Writing Our Way Home

In their introduction, the editors of WRITING OUR WAY HOME remark that the last significant general collection of American Jewish fiction appeared in 1977. The editor of that collection, in assembling work written from the 1930’s through the 1960’s, believed that he was memorializing the last currents of a stream of literature that was dwindling out in the face of the forces of acculturation. At that time it was generally accepted that, as the immigrant writers and those of the generation following them gave way to a third generation, a distinctly Jewish American literature would cease to exist. With this collection, Solotaroff and Rapoport offer ample evidence that contemporary American Jewish fiction is very much alive and flourishing. “Today,” they write, “the varieties of Jewish experience run the gamut from the Hasidic politics of Brooklyn to the gay congregations of Greenwich Village, from neo-Orthodox yuppies to New Age kabbalists.”
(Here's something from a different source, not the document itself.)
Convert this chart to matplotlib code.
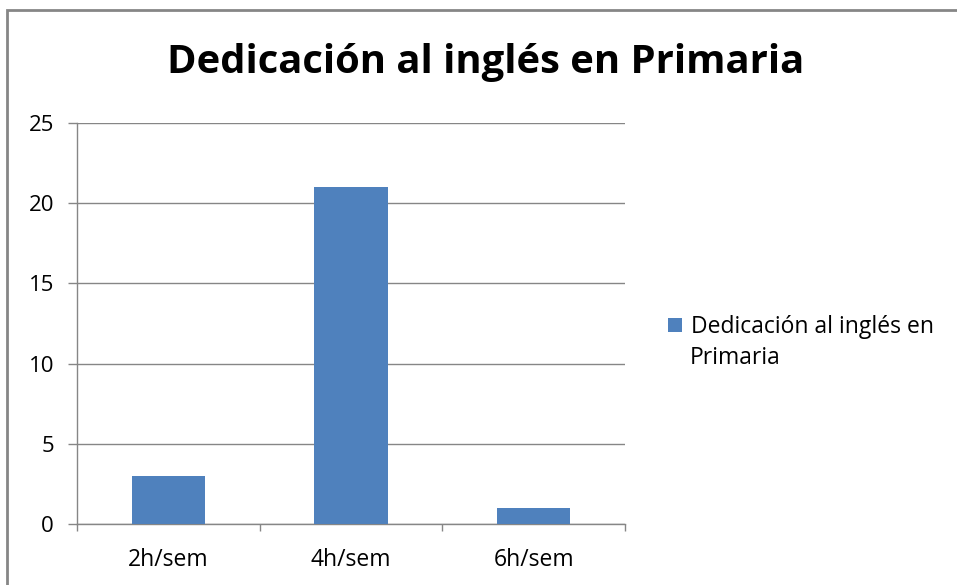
import matplotlib
matplotlib.use("Agg")
import matplotlib.pyplot as plt
from matplotlib.patches import Rectangle

categorias = ["2h/sem", "4h/sem", "6h/sem"]
valores = [3, 21, 1]
serie_l1 = "Dedicación al inglés en"
serie_l2 = "Primaria"
yticks = [0, 5, 10, 15, 20, 25]

plt.rcParams["font.family"] = ["Open Sans", "DejaVu Sans"]

W, H = 957, 585
fig = plt.figure(figsize=(W / 100, H / 100), dpi=100)

# marco del gráfico
fig.add_artist(Rectangle((7 / W, -0.1), 1.2, (H - 10) / H + 0.1, transform=fig.transFigure,
                         fill=False, edgecolor="#868686", linewidth=2))

ax = fig.add_axes([77 / W, (H - 524) / H, (625 - 77) / W, (524 - 123) / H])
x = range(len(categorias))
ax.bar(x, valores, width=0.4, color="#4F81BD", label=serie_l1, zorder=3)

ax.set_xlim(-0.5, len(categorias) - 0.5)
ax.set_ylim(0, 25)
ax.set_yticks(yticks)
ax.set_yticklabels([str(v) for v in yticks], fontsize=16)
ax.set_xticks([i - 0.5 for i in range(len(categorias) + 1)])
ax.set_xticklabels([])
ax.set_xticks(list(x), minor=True)
ax.set_xticklabels(categorias, minor=True, fontsize=16.5)
ax.tick_params(axis="x", which="minor", length=0, pad=17)
ax.tick_params(axis="x", which="major", length=5, color="#868686", width=1)
ax.tick_params(axis="y", length=6.5, color="#868686", width=1, pad=10)

ax.grid(axis="y", color="#868686", linewidth=1, zorder=0)
for s in ["top", "right"]:
    ax.spines[s].set_visible(False)
for s in ["left", "bottom"]:
    ax.spines[s].set_color("#868686")
    ax.spines[s].set_linewidth(1)

fig.text(485.5 / W, (H - 62) / H, "Dedicación al inglés en Primaria", ha="center", va="center",
         fontsize=28.8, fontweight="bold")

leg = ax.legend(loc="center left", bbox_to_anchor=(668 / W, (H - 327) / H),
                bbox_transform=fig.transFigure, frameon=False, fontsize=16.5,
                handlelength=0.6, handleheight=0.6, handletextpad=0.4, borderpad=0,
                borderaxespad=0)
fig.text(690 / W, (H - 358) / H, serie_l2, ha="left", va="center", fontsize=16.5)

fig.savefig("out.png", dpi=100)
This sense of richness and diversity permeates the stories collected here. Each of the twenty-four writers finds something different in the rich mix of individual, cultural, and religious heritage from which to fashion fiction that is at once Jewish and American. The collection begins with a comically exuberant tale by Max Apple involving primal therapy, romance, and the narrator’s reenacted circumcision. It ends with a powerfully elegiac story by Eppie Zore’a which blends American idioms and Biblical allusions to tell the story of an Israeli couple who immigrate to America. A few of these stories have been anthologized frequently during the last several years — most notably E. L. Doctorow’s tragi-comic “The Writer in the Family,” Mark Helprin’s powerful evocation of men at war, “North Light — A Recollection in the Present Tense,” and Philip Roth’s erudite and moving “’I Have Always Wanted You to Admire My Fasting’: or, Looking at Kafka.” For most readers, however, the majority of the pieces in this collection will be new and delightful discoveries — a collection in which, as the editors describe it, “The religious and the secular, the experimental and the traditional, the realistic and the surreal cohabit and even sometimes nuzzle, more or less peaceably.”